What traders can actually do with it
Here is what a practical day could look like during an event week.
Morning. You open Rumour.app. The top feed shows that several trusted users have posted that a well known modular project is about to integrate an AltLayer-secured restaked roll-up. Confidence is medium, sources are three, timestamp is fresh. You know from experience that when a restaked roll-up is announced for a big ecosystem, there are often side campaigns, liquidity games and on chain activity. You position on the tokens that will benefit. Then you set alerts in the app to see if the rumour gets more confirmations.
Midday. A new rumour shows up that a data or AI project will run a co-branded test-net with AltLayer. It only has one confirmation so you wait. Two more confirmations come from users who were correct before. The signal becomes strong enough to act. You enter.
Evening. The official announcement drops on X. Everyone else is now acting. You were early.
That is the whole promise, delivered in a single interface.
Risks and how the platform responds
Trading on rumours is not safe by default. It is aggressive and it requires risk management. The team seems to know that which is why the first public material kept repeating that Rumour.app is designed to verify, to share and to trade inside one flow. The verification part is the safety net. The social scoring is the second safety net. The transparent reward campaign is the third one because it pays honest informants.
However, users still need to do the basics:
Never size a rumour trade like a confirmed news trade.
Always check how many independent sources confirmed.
Always check how old the rumour is. Early is good. Stale is bad.
During event weeks filter harder because volume of noise is higher.
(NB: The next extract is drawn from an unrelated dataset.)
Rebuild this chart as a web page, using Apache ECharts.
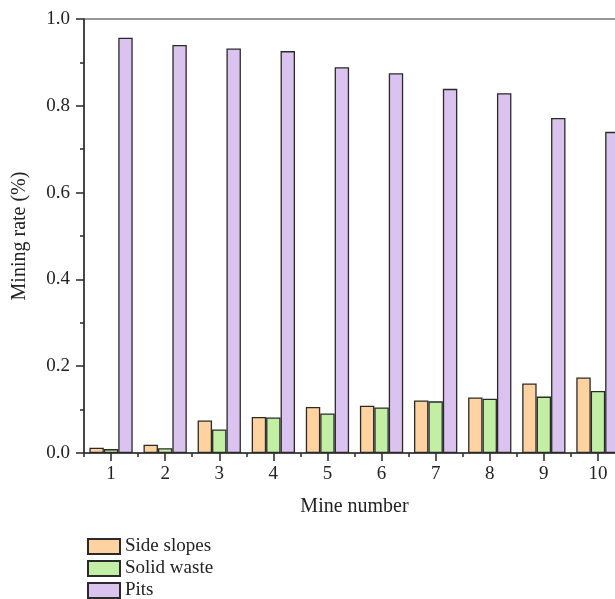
<!DOCTYPE html>
<html>
<head>
<meta charset="utf-8">
<script src="https://cdn.jsdelivr.net/npm/echarts@6/dist/echarts.min.js"></script>
<style>
  html, body { margin: 0; padding: 0; background: #fff; overflow: hidden; }
  /* the source figure is cut off on the right, so the canvas runs past the window */
  #main { width: 660px; height: 640px; }
</style>
</head>
<body>
<div id="main"></div>
<script>
// mine numbers on the x axis
var mines = ["1", "2", "3", "4", "5", "6", "7", "8", "9", "10"];
// mining rate for each type
var sideSlopes = [0.012, 0.019, 0.075, 0.083, 0.106, 0.109, 0.121, 0.128, 0.160, 0.174];
var solidWaste = [0.009, 0.011, 0.054, 0.082, 0.091, 0.105, 0.119, 0.125, 0.130, 0.143];
var pits = [0.957, 0.940, 0.932, 0.926, 0.889, 0.875, 0.839, 0.829, 0.772, 0.740];

var font = "Liberation Serif";
var ink = "#222";
var axisCol = "#333";
var tickLine = { color: axisCol, width: 1.6 };

var myChart = echarts.init(document.getElementById("main"));

function barSeries(name, data, color) {
  return {
    name: name,
    type: "bar",
    data: data,
    barGap: "0%",
    barCategoryGap: "20%",
    itemStyle: { color: color, borderColor: "#2a2a2a", borderWidth: 1.3 }
  };
}

var option = {
  animation: false,
  textStyle: { fontFamily: font },
  grid: { left: 84, top: 19, width: 541, height: 434, show: true, borderColor: axisCol, borderWidth: 1.2 },
  legend: {
    orient: "vertical",
    left: 82,
    top: 532,
    icon: "rect",
    itemWidth: 32,
    itemHeight: 15,
    itemGap: 3,
    textStyle: { fontFamily: font, fontSize: 19, color: ink },
    data: ["Side slopes", "Solid waste", "Pits"]
  },
  xAxis: [
    {
      type: "category",
      data: mines,
      name: "Mine number",
      nameLocation: "middle",
      nameGap: 44,
      nameTextStyle: { fontFamily: font, fontSize: 20, color: ink },
      axisLine: { show: true, lineStyle: { color: axisCol, width: 1.5 } },
      axisTick: { show: false },
      axisLabel: { fontFamily: font, fontSize: 19, color: ink, margin: 12 }
    },
    {
      // ticks under each mine number
      type: "category",
      data: mines,
      position: "bottom",
      axisLine: { show: false },
      axisTick: { show: true, alignWithLabel: true, length: 8, lineStyle: tickLine },
      axisLabel: { show: false }
    },
    {
      // short ticks between groups
      type: "category",
      data: mines,
      position: "bottom",
      axisLine: { show: false },
      axisTick: { show: true, length: 4, lineStyle: tickLine },
      axisLabel: { show: false }
    }
  ],
  yAxis: [
    {
      type: "value",
      min: 0,
      max: 1,
      interval: 0.2,
      name: "Mining rate (%)",
      nameLocation: "middle",
      nameGap: 54,
      nameTextStyle: { fontFamily: font, fontSize: 20, color: ink },
      axisLine: { show: true, lineStyle: { color: axisCol, width: 1.5 } },
      axisTick: { show: false },
      splitLine: { show: false },
      axisLabel: {
        fontFamily: font, fontSize: 19, color: ink, margin: 14,
        formatter: function (v) { return v.toFixed(1); }
      }
    },
    {
      // tick marks only
      type: "value",
      min: 0,
      max: 1,
      interval: 0.2,
      position: "left",
      axisLine: { show: false },
      axisTick: { show: true, length: 8, lineStyle: tickLine },
      minorTick: { show: true, splitNumber: 2, length: 4, lineStyle: tickLine },
      splitLine: { show: false },
      axisLabel: { show: false }
    }
  ],
  series: [
    barSeries("Side slopes", sideSlopes, "#FFD39F"),
    barSeries("Solid waste", solidWaste, "#C3EFA4"),
    barSeries("Pits", pits, "#DAC3EE")
  ]
};

myChart.setOption(option);
</script>
</body>
</html>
Rumour.app gives you a head start, but it does not remove market risk.
What is still unknown
The public content in late September and October 2025 is very launch focused. It tells us that Rumour.app exists, that it launched with a 40,000 USD campaign, that it was tied to KBW and Token2049, that it lets you verify and trade in one place, and that it is built by AltLayer, the modular roll-up team behind restaked AVS. It does not fully spell out long term token emissions for rumour work, deep integration with other AltLayer roll-ups, or how exactly reputation will be calculated. So part of this article is inference. I am taking the structure of AltLayer’s infra and projecting it onto this new product. The direction is consistent with their docs. The exact numbers will come later.
Why this is important for narrative trading in 2025
We are in a market where new narratives come every two or three weeks. AI, then restaking, then Bitcoin layers, then consumer chains, then L3s, then data networks, then gaming revivals. Traders who catch them late can still make money, but not the kind of money that justifies the risk. Rumour.app is the first attempt to turn narrative discovery itself into a public surface. That is why one of the articles literally called it the future of narrative trading in Web3.
If it succeeds, we will see a new category in crypto dashboards. Not only prices, volumes, TVL and holder counts. We will see a rumour feed with conviction levels.
Final take
Rumour.app by AltLayer is very young, but the design already shows three strong ideas:
1. Information can be a first-class on chain asset.
2. AltLayer wants to connect infra and attention, not just infra and transactions.
3. Traders want a shorter path from hearing to doing.
If the team keeps improving verification and reputation, and if they keep launching during big events, Rumour.app can become the default place where people check what insiders are whispering about before they move capital.